January 2, 2013 for me in a nutshell

Today was a decent day, as days go. I woke and, to my pleasure, was able to destroy my legs with my close friend who was back in town from Michigan Law for the break. Did some deep, deep squats. The highlight was a set with 25 reps.

This was followed by a trip to the local sushi buffet. Training was fasted, so everything was amplified in taste and ostensible nutritional value. A feast for sure.

So after this ordeal, I ended up seeing some really old friends from high school.  Honestly, it served as a reminder more than anything else. I was reminded of my failures. I was reminded that I had done everything in my capacity to change what I found unworthy in myself, and I was still deemed unworthy in every capacity. The friends I had met were not. There were content and pleased to pursuing those same dreams I had. No one barred their search for knowledge. They were happy to party and delude themselves into thinking that their ambitions were for greatness.
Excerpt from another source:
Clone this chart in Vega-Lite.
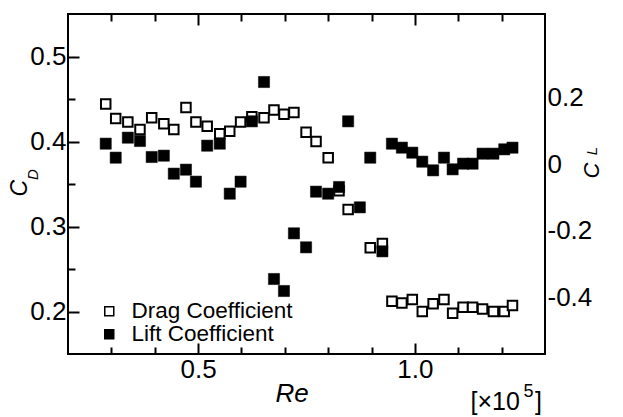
{
  "$schema": "https://vega.github.io/schema/vega-lite/v6.json",
  "width": 477,
  "height": 340,
  "autosize": {"type": "none"},
  "padding": {"left": 68, "top": 14, "right": 78, "bottom": 63},
  "background": "white",
  "data": {
    "values": [
      {"Re": 0.287, "CD": 0.444, "CL": 0.061},
      {"Re": 0.310, "CD": 0.427, "CL": 0.019},
      {"Re": 0.338, "CD": 0.423, "CL": 0.079},
      {"Re": 0.366, "CD": 0.414, "CL": 0.069},
      {"Re": 0.393, "CD": 0.428, "CL": 0.021},
      {"Re": 0.421, "CD": 0.421, "CL": 0.025},
      {"Re": 0.444, "CD": 0.414, "CL": -0.029},
      {"Re": 0.472, "CD": 0.440, "CL": -0.017},
      {"Re": 0.495, "CD": 0.423, "CL": -0.053},
      {"Re": 0.521, "CD": 0.418, "CL": 0.055},
      {"Re": 0.550, "CD": 0.409, "CL": 0.061},
      {"Re": 0.573, "CD": 0.412, "CL": -0.089},
      {"Re": 0.598, "CD": 0.423, "CL": -0.053},
      {"Re": 0.624, "CD": 0.429, "CL": 0.128},
      {"Re": 0.652, "CD": 0.428, "CL": 0.246},
      {"Re": 0.675, "CD": 0.437, "CL": -0.345},
      {"Re": 0.698, "CD": 0.432, "CL": -0.381},
      {"Re": 0.721, "CD": 0.434, "CL": -0.208},
      {"Re": 0.749, "CD": 0.411, "CL": -0.250},
      {"Re": 0.772, "CD": 0.400, "CL": -0.083},
      {"Re": 0.800, "CD": 0.381, "CL": -0.089},
      {"Re": 0.825, "CD": 0.342, "CL": -0.069},
      {"Re": 0.846, "CD": 0.320, "CL": 0.128},
      {"Re": 0.873, "CD": null, "CL": -0.130},
      {"Re": 0.897, "CD": 0.275, "CL": 0.019},
      {"Re": 0.925, "CD": 0.280, "CL": -0.262},
      {"Re": 0.947, "CD": 0.212, "CL": 0.061},
      {"Re": 0.970, "CD": 0.210, "CL": 0.049},
      {"Re": 0.994, "CD": 0.214, "CL": 0.034},
      {"Re": 1.017, "CD": 0.200, "CL": 0.007},
      {"Re": 1.042, "CD": 0.209, "CL": -0.019},
      {"Re": 1.067, "CD": 0.214, "CL": 0.019},
      {"Re": 1.087, "CD": 0.198, "CL": -0.016},
      {"Re": 1.111, "CD": 0.205, "CL": 0.001},
      {"Re": 1.133, "CD": 0.205, "CL": 0.001},
      {"Re": 1.156, "CD": 0.203, "CL": 0.031},
      {"Re": 1.181, "CD": 0.200, "CL": 0.031},
      {"Re": 1.206, "CD": 0.200, "CL": 0.044},
      {"Re": 1.225, "CD": 0.207, "CL": 0.049}
    ]
  },
  "resolve": {"scale": {"y": "independent", "x": "shared", "fill": "shared"}, "axis": {"x": "independent", "y": "independent"}},
  "layer": [
    {
      "mark": {"type": "point", "shape": "square", "filled": true, "stroke": "black", "strokeWidth": 2, "size": 90, "opacity": 1},
      "encoding": {
        "x": {"field": "Re", "type": "quantitative", "scale": {"domain": [0.2, 1.3], "nice": false, "zero": false},
          "axis": {"orient": "bottom", "values": [0.5, 1.0], "format": ".1f", "tickSize": -11, "labelPadding": 13,
            "title": "Re", "titleFontStyle": "italic", "titleFontSize": 26, "titleX": 223.5, "titleY": 39, "titleAlign": "center", "titleBaseline": "middle", "titleAngle": 0}},
        "y": {"field": "CD", "type": "quantitative", "scale": {"domain": [0.15, 0.55], "nice": false, "zero": false},
          "axis": {"orient": "left", "values": [0.2, 0.3, 0.4, 0.5], "format": ".1f", "tickSize": -11, "labelPadding": 13, "title": null}},
        "fill": {"datum": "Drag Coefficient", "type": "nominal",
          "scale": {"domain": ["Drag Coefficient", "Lift Coefficient"], "range": ["white", "black"]},
          "legend": {"orient": "none", "legendX": 30, "legendY": 286, "title": null, "symbolType": "square", "symbolSize": 81,
            "symbolStrokeWidth": 1.5, "symbolStrokeColor": "black", "labelFontSize": 22.5, "labelOffset": 11, "rowPadding": 0, "padding": 0,
            "labelColor": "black", "labelLimit": 0, "labelFont": "Liberation Sans",
            "encode": {"symbols": {"update": {"stroke": {"value": "black"}, "strokeWidth": {"value": 1.5}}}}}}
      }
    },
    {
      "mark": {"type": "point", "shape": "square", "filled": true, "stroke": "black", "strokeWidth": 0.5, "size": 125, "opacity": 1},
      "encoding": {
        "x": {"field": "Re", "type": "quantitative",
          "axis": {"orient": "top", "values": [0.5, 1.0], "tickSize": -11, "labels": false, "title": null}},
        "y": {"field": "CL", "type": "quantitative", "scale": {"domain": [-0.57, 0.45], "nice": false, "zero": false},
          "axis": {"orient": "right", "values": [-0.4, -0.2, 0, 0.2], "ticks": false, "labelPadding": 2,
            "labelExpr": "datum.value == 0 ? '0' : (datum.value < 0 ? '-' + format(-datum.value, '.1f') : format(datum.value, '.1f'))",
            "title": "C", "titleFontStyle": "italic", "titleFontSize": 22, "titleX": 46.7, "titleY": 156, "titleAngle": -90, "titleAlign": "center", "titleBaseline": "middle"}},
        "fill": {"datum": "Lift Coefficient", "type": "nominal"}
      }
    },
    {
      "mark": {"type": "point", "opacity": 0},
      "encoding": {
        "x": {"field": "Re", "type": "quantitative",
          "axis": {"orient": "bottom", "values": [0.3, 0.4, 0.6, 0.7, 0.8, 0.9, 1.1, 1.2], "tickSize": -7, "labels": false,
            "title": "[×10", "titleFontSize": 25, "titleX": 402, "titleY": 55, "titleAlign": "left", "titleBaseline": "alphabetic", "titleAngle": 0}},
        "y": {"field": "CD", "type": "quantitative", "scale": {"domain": [0.15, 0.55], "nice": false, "zero": false},
          "axis": {"orient": "left", "values": [0.25, 0.35, 0.45], "tickSize": -7, "labels": false,
            "title": "C", "titleFontStyle": "italic", "titleFontSize": 23, "titleX": -48.3, "titleY": 173.7, "titleAngle": -90, "titleAlign": "center", "titleBaseline": "middle"}}
      }
    },
    {
      "mark": {"type": "point", "opacity": 0},
      "encoding": {
        "x": {"field": "Re", "type": "quantitative",
          "axis": {"orient": "top", "values": [0.3, 0.4, 0.6, 0.7, 0.8, 0.9, 1.1, 1.2], "tickSize": -7, "labels": false,
            "title": "5", "titleFontSize": 18, "titleX": 455, "titleY": 382, "titleAlign": "left", "titleBaseline": "alphabetic", "titleAngle": 0}},
        "y": {"field": "CD", "type": "quantitative", "scale": {"domain": [0.15, 0.55], "nice": false, "zero": false},
          "axis": {"orient": "left", "ticks": false, "labels": false, "values": [],
            "title": "D", "titleFontStyle": "italic", "titleFontSize": 15, "titleX": -35.5, "titleY": 160, "titleAngle": -90, "titleAlign": "center", "titleBaseline": "middle"}}
      }
    },
    {
      "mark": {"type": "point", "opacity": 0},
      "encoding": {
        "x": {"field": "Re", "type": "quantitative",
          "axis": {"orient": "bottom", "ticks": false, "labels": false, "values": [],
            "title": "]", "titleFontSize": 25, "titleX": 466.5, "titleY": 55, "titleAlign": "left", "titleBaseline": "alphabetic", "titleAngle": 0}},
        "y": {"field": "CL", "type": "quantitative", "scale": {"domain": [-0.57, 0.45], "nice": false, "zero": false},
          "axis": {"orient": "right", "ticks": false, "labels": false, "values": [],
            "title": "L", "titleFontStyle": "italic", "titleFontSize": 15, "titleX": 46, "titleY": 136.5, "titleAngle": -90, "titleAlign": "center", "titleBaseline": "middle"}}
      }
    }
  ],
  "config": {
    "font": "Liberation Sans",
    "view": {"stroke": "black", "strokeWidth": 2},
    "axis": {"domain": false, "grid": false, "labelFontSize": 26, "labelColor": "black", "tickColor": "black", "tickWidth": 2,
      "titleFontWeight": "normal", "titleColor": "black", "labelFont": "Liberation Sans", "titleFont": "Liberation Sans"}
  }
}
I mentioned to my lifting friend as I drove him home that these were the sort of self-satisfied people that I have tried so desperately not to emulate – they are the sort of person I used to be. I think these people don’t see past the façade of society, however that that could be an unfair generalization and is not the main point I am making here. These are the people who go to school for the exact reasons of prestige and money. They have some beautiful end-goal plastered to the inside of their heads and they are desperate to achieve these goals for what I personally think are the wrong reasons. Don’t get me wrong. These people are needed in society. For the most part, I think most medical schools are populated by these sorts of people, and these people go on to live that dream of wealth and responsibility. They serve the society and are perfectly happy being part of a sprawling, expensive service industry.  But from what I’ve seen, these people are not pushing the limits of human knowledge. They are doing an exquisite job of maintaining things. There is no thirst for novelty and sharp ideas; there is a thirst for pride, money, and respect: for a maintenance of things.

I know my ordeals have sharpened my focus and made me stronger. I see past the immediacy of things.  But I have the right reasons for going into medicine and research.  I crave that burden of responsibility that comes with being a physician, being responsible for the life of another and using my knowledge and experience to alleviate its problems. Above ALL, I am focused on pushing both myself and what I am presented with to the limits.

I have this thirst and hope to retain it for my entire existence; never quenched. Below, I’ve posted an abbreviated comic [source] that really serves to remind me what drives me at times. I know I waver between things, but hopefully my actions speak to my true motivations.

 

Wolves

Fulfillment

I don’t feel fulfilled in any regard of my life. I feel like I have progressive small successes that have still resulted in what feels like no real progress. I am full of fear and regret. I am scared of becoming the person I once was, and I know it’s really as simple as choosing not to be that person, but the onslaught of rejection and lack of progress take away from the simplicity of that choice. I want to be full of vivacity, candor, and life. I think the real world that I’ve become accustomed to is unhappy with these characteristics in a person.

I live in suburbia and am frightened by the fact that I am growing older and wasting my life and time with no consequence or meaning or happiness.

My friends are all in other places doing better and more fulfilling things. And I know I shouldn’t judge myself against others but I can use their lives as a standard of “what could have been.” It’s soul-crushing because I feel like I am fully capable of taking on any challenge. I have the capacity to do anything, but I need some reassurance in myself through the validation of others, specifically those I have paid to judge my merits.